What is required
Repeat every line of the listing below exactly, minus the pictures.

Data segment
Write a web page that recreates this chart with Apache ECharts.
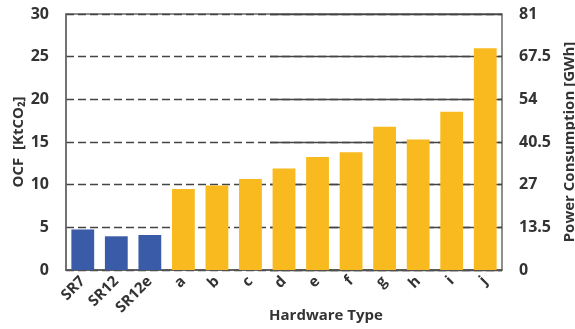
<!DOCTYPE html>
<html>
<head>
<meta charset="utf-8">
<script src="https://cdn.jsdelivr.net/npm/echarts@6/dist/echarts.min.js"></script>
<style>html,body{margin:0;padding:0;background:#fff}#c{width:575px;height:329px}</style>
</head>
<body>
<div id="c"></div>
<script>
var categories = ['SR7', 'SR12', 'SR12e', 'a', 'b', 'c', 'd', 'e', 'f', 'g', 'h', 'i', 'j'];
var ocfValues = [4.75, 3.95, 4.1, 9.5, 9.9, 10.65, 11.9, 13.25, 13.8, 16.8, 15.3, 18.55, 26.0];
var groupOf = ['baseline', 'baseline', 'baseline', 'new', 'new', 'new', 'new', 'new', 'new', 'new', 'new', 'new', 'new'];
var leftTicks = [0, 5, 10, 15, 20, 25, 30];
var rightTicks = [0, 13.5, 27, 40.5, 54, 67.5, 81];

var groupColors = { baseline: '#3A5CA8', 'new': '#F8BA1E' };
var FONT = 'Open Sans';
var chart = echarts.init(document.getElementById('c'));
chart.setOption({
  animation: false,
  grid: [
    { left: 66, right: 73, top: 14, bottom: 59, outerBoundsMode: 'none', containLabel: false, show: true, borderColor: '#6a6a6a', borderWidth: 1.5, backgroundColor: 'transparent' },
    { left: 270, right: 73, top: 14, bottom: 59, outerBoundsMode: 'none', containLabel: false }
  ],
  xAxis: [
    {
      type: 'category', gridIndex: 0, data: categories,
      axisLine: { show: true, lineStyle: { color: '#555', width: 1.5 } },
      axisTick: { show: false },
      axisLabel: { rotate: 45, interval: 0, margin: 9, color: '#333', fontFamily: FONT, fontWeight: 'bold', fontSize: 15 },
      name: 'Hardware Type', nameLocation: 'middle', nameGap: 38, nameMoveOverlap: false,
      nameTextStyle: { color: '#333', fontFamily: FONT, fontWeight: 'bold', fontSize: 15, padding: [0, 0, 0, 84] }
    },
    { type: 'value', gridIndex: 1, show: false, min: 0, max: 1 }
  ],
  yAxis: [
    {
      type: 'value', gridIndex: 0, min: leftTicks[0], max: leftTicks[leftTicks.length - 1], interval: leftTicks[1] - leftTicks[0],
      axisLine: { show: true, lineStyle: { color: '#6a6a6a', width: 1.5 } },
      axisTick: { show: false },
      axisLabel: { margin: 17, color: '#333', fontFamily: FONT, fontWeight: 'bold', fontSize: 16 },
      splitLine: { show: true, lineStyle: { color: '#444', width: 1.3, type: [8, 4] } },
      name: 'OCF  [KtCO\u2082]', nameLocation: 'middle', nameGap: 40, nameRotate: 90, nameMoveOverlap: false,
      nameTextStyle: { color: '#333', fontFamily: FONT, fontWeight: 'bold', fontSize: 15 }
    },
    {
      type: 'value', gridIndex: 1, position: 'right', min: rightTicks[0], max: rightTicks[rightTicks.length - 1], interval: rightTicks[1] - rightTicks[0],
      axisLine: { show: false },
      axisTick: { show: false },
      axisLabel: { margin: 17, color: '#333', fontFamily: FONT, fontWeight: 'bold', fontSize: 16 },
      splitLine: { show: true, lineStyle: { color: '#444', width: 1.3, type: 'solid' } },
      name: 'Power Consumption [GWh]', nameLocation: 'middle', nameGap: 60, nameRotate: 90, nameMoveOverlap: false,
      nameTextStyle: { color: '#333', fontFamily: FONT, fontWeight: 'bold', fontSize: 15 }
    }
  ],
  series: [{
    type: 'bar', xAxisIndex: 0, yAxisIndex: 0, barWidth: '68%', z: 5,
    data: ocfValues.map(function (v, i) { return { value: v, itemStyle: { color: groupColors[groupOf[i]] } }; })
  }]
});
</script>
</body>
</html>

Solved problem
Write a web page that recreates this chart with Apache ECharts.
<!DOCTYPE html>
<html>
<head>
<meta charset="utf-8">
<script src="https://cdn.jsdelivr.net/npm/echarts@6/dist/echarts.min.js"></script>
<style>html,body{margin:0;padding:0;background:#fff}#c{width:575px;height:329px}</style>
</head>
<body>
<div id="c"></div>
<script>
var categories = ['SR7', 'SR12', 'SR12e', 'a', 'b', 'c', 'd', 'e', 'f', 'g', 'h', 'i', 'j'];
var ocfValues = [4.75, 3.95, 4.1, 9.5, 9.9, 10.65, 11.9, 13.25, 13.8, 16.8, 15.3, 18.55, 26.0];
var groupOf = ['baseline', 'baseline', 'baseline', 'new', 'new', 'new', 'new', 'new', 'new', 'new', 'new', 'new', 'new'];
var leftTicks = [0, 5, 10, 15, 20, 25, 30];
var rightTicks = [0, 13.5, 27, 40.5, 54, 67.5, 81];

var groupColors = { baseline: '#3A5CA8', 'new': '#F8BA1E' };
var FONT = 'Open Sans';
var chart = echarts.init(document.getElementById('c'));
chart.setOption({
  animation: false,
  grid: [
    { left: 66, right: 73, top: 14, bottom: 59, outerBoundsMode: 'none', containLabel: false, show: true, borderColor: '#6a6a6a', borderWidth: 1.5, backgroundColor: 'transparent' },
    { left: 270, right: 73, top: 14, bottom: 59, outerBoundsMode: 'none', containLabel: false }
  ],
  xAxis: [
    {
      type: 'category', gridIndex: 0, data: categories,
      axisLine: { show: true, lineStyle: { color: '#555', width: 1.5 } },
      axisTick: { show: false },
      axisLabel: { rotate: 45, interval: 0, margin: 9, color: '#333', fontFamily: FONT, fontWeight: 'bold', fontSize: 15 },
      name: 'Hardware Type', nameLocation: 'middle', nameGap: 38, nameMoveOverlap: false,
      nameTextStyle: { color: '#333', fontFamily: FONT, fontWeight: 'bold', fontSize: 15, padding: [0, 0, 0, 84] }
    },
    { type: 'value', gridIndex: 1, show: false, min: 0, max: 1 }
  ],
  yAxis: [
    {
      type: 'value', gridIndex: 0, min: leftTicks[0], max: leftTicks[leftTicks.length - 1], interval: leftTicks[1] - leftTicks[0],
      axisLine: { show: true, lineStyle: { color: '#6a6a6a', width: 1.5 } },
      axisTick: { show: false },
      axisLabel: { margin: 17, color: '#333', fontFamily: FONT, fontWeight: 'bold', fontSize: 16 },
      splitLine: { show: true, lineStyle: { color: '#444', width: 1.3, type: [8, 4] } },
      name: 'OCF  [KtCO\u2082]', nameLocation: 'middle', nameGap: 40, nameRotate: 90, nameMoveOverlap: false,
      nameTextStyle: { color: '#333', fontFamily: FONT, fontWeight: 'bold', fontSize: 15 }
    },
    {
      type: 'value', gridIndex: 1, position: 'right', min: rightTicks[0], max: rightTicks[rightTicks.length - 1], interval: rightTicks[1] - rightTicks[0],
      axisLine: { show: false },
      axisTick: { show: false },
      axisLabel: { margin: 17, color: '#333', fontFamily: FONT, fontWeight: 'bold', fontSize: 16 },
      splitLine: { show: true, lineStyle: { color: '#444', width: 1.3, type: 'solid' } },
      name: 'Power Consumption [GWh]', nameLocation: 'middle', nameGap: 60, nameRotate: 90, nameMoveOverlap: false,
      nameTextStyle: { color: '#333', fontFamily: FONT, fontWeight: 'bold', fontSize: 15 }
    }
  ],
  series: [{
    type: 'bar', xAxisIndex: 0, yAxisIndex: 0, barWidth: '68%', z: 5,
    data: ocfValues.map(function (v, i) { return { value: v, itemStyle: { color: groupColors[groupOf[i]] } }; })
  }]
});
</script>
</body>
</html>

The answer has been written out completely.